TASK TO CARRY OUT → Lines with "Recreate this image" and "(987,-20) -- (968,75)" mark the range, both included. Reproduce exactly that stretch, without pictures.

RECORD EXCERPTS →
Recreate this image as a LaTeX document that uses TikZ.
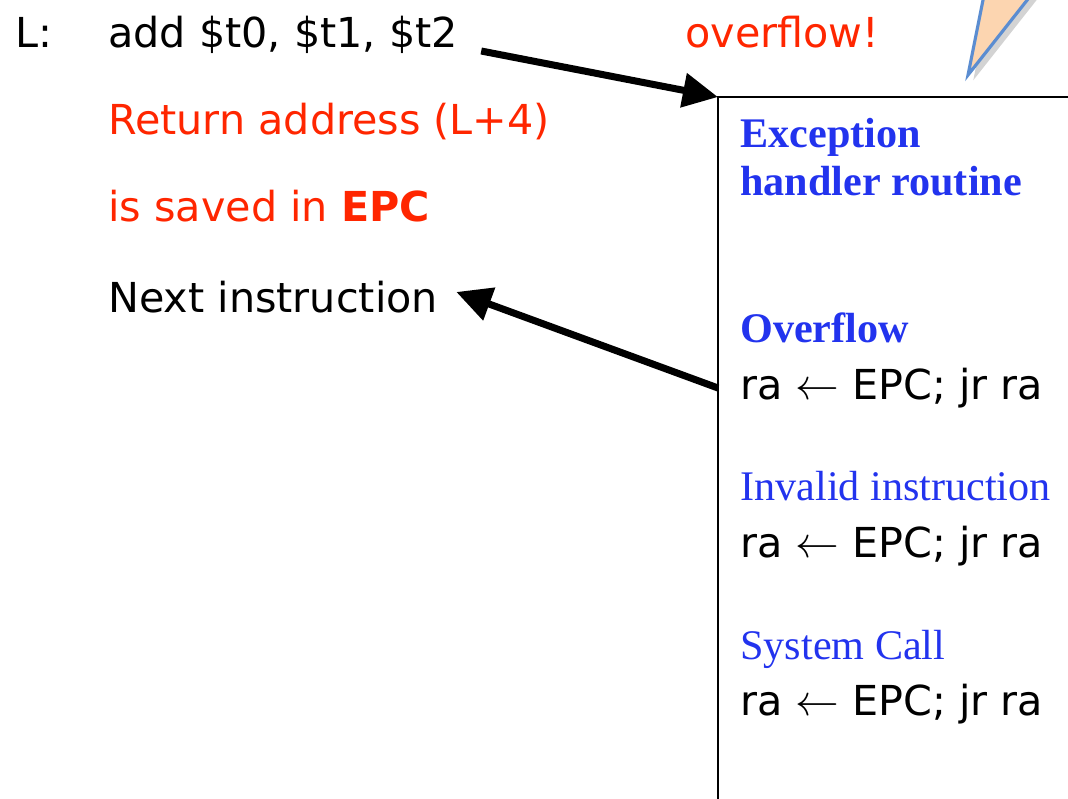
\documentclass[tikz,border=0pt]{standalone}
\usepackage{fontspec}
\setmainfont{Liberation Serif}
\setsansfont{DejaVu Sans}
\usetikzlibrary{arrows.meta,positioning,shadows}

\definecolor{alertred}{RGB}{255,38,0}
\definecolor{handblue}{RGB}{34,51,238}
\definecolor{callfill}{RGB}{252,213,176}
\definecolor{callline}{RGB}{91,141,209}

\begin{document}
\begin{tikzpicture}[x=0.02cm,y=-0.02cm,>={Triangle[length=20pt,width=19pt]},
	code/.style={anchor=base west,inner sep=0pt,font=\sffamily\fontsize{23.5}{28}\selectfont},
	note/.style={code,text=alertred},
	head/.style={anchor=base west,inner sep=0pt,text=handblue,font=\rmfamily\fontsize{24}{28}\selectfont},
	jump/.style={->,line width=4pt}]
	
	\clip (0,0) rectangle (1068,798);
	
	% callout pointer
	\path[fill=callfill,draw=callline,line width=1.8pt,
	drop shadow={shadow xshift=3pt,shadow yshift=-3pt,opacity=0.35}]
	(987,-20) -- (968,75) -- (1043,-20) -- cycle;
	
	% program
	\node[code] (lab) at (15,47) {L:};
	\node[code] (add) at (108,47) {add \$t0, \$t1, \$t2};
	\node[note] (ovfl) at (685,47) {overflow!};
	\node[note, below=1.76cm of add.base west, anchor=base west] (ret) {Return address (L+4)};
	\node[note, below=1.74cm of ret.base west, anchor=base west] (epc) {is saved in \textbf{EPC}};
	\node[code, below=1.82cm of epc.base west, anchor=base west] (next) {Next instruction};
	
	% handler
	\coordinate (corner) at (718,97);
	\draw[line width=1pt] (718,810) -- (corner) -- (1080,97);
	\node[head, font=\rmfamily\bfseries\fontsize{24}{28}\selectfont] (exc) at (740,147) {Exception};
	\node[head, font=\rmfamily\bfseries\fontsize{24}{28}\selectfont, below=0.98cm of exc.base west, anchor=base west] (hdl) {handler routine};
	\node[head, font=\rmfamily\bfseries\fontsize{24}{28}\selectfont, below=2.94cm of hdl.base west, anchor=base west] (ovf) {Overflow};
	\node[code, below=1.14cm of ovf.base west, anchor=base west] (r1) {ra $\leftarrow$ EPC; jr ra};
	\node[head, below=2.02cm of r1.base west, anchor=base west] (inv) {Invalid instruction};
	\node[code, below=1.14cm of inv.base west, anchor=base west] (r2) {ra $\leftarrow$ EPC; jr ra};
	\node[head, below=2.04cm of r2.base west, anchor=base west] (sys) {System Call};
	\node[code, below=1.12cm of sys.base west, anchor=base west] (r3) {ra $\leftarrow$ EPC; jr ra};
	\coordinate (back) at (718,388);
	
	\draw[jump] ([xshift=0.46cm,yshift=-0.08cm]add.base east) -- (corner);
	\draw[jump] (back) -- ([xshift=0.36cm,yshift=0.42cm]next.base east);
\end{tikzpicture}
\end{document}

...

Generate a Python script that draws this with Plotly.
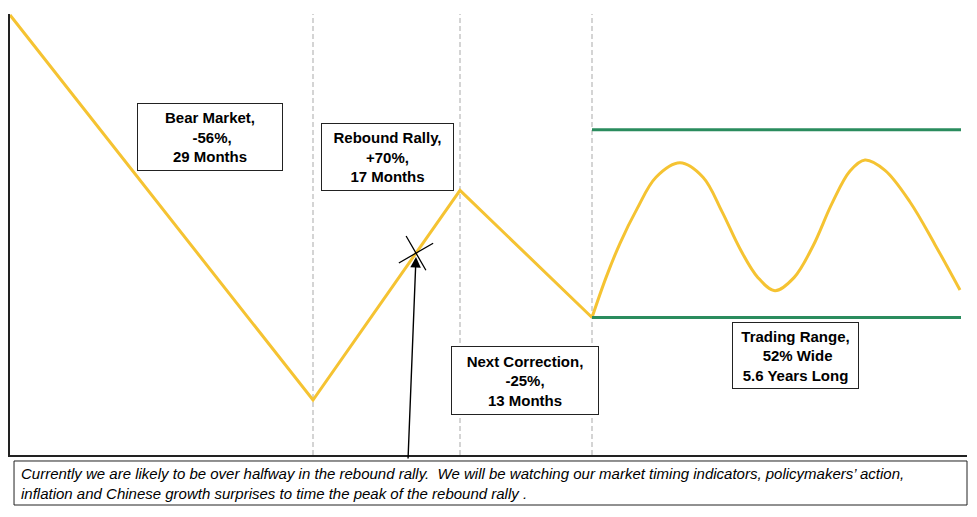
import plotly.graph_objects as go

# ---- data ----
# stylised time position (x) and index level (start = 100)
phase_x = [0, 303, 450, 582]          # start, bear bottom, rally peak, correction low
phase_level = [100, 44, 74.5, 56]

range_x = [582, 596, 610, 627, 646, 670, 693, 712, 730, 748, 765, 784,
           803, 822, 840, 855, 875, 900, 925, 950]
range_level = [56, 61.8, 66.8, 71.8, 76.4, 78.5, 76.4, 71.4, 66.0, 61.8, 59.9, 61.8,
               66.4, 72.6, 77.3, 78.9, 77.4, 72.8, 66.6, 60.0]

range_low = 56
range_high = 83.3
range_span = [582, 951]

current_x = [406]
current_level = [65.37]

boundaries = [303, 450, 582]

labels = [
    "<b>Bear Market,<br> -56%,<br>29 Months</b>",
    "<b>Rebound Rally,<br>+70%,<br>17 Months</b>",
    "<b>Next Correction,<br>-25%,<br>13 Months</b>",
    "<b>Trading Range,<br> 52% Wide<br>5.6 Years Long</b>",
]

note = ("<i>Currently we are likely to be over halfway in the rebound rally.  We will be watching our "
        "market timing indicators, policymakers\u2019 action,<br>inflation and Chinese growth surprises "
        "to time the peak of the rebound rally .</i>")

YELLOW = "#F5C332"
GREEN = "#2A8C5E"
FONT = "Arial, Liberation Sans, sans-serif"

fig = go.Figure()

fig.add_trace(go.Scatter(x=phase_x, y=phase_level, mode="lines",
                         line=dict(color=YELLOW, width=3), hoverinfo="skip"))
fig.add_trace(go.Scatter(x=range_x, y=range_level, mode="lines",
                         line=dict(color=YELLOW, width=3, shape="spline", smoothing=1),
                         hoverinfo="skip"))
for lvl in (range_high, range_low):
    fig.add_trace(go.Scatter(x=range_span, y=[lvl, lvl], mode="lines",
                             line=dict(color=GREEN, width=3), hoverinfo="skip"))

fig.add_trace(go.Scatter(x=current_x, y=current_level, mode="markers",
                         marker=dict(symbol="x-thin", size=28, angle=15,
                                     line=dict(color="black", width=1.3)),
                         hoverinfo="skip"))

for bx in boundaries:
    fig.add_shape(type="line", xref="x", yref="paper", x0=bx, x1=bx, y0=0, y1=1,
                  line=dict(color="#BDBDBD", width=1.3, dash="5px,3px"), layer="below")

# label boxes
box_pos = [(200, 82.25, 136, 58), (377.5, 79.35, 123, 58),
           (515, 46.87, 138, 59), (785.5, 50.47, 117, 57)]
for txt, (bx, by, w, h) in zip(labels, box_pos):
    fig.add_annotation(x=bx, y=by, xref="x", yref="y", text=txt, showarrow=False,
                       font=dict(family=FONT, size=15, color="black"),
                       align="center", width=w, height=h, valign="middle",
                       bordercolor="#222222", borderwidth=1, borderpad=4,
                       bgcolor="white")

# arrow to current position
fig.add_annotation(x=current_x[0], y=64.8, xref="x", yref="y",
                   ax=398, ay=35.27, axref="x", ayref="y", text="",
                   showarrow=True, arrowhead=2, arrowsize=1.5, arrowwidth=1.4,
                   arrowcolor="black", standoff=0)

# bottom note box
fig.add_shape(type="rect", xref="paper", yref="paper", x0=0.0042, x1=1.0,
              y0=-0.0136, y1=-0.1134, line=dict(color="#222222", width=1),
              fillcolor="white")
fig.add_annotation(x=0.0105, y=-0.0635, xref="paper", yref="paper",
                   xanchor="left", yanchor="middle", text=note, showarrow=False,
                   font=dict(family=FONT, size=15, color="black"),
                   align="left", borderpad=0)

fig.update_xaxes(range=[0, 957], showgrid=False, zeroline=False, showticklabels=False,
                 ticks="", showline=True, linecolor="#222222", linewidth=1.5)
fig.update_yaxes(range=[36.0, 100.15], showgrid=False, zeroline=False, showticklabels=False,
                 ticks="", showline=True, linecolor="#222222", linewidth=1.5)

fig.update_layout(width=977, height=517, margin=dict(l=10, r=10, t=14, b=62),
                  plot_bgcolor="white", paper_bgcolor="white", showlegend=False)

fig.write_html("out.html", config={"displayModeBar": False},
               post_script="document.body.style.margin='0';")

SOLUTION BELOW →
Recreate this image as a LaTeX document that uses TikZ.
\documentclass[tikz,border=0pt]{standalone}
\usepackage{fontspec}
\setmainfont{Liberation Serif}
\setsansfont{DejaVu Sans}
\usetikzlibrary{arrows.meta,positioning,shadows}

\definecolor{alertred}{RGB}{255,38,0}
\definecolor{handblue}{RGB}{34,51,238}
\definecolor{callfill}{RGB}{252,213,176}
\definecolor{callline}{RGB}{91,141,209}

\begin{document}
\begin{tikzpicture}[x=0.02cm,y=-0.02cm,>={Triangle[length=20pt,width=19pt]},
	code/.style={anchor=base west,inner sep=0pt,font=\sffamily\fontsize{23.5}{28}\selectfont},
	note/.style={code,text=alertred},
	head/.style={anchor=base west,inner sep=0pt,text=handblue,font=\rmfamily\fontsize{24}{28}\selectfont},
	jump/.style={->,line width=4pt}]
	
	\clip (0,0) rectangle (1068,798);
	
	% callout pointer
	\path[fill=callfill,draw=callline,line width=1.8pt,
	drop shadow={shadow xshift=3pt,shadow yshift=-3pt,opacity=0.35}]
	(987,-20) -- (968,75) -- (1043,-20) -- cycle;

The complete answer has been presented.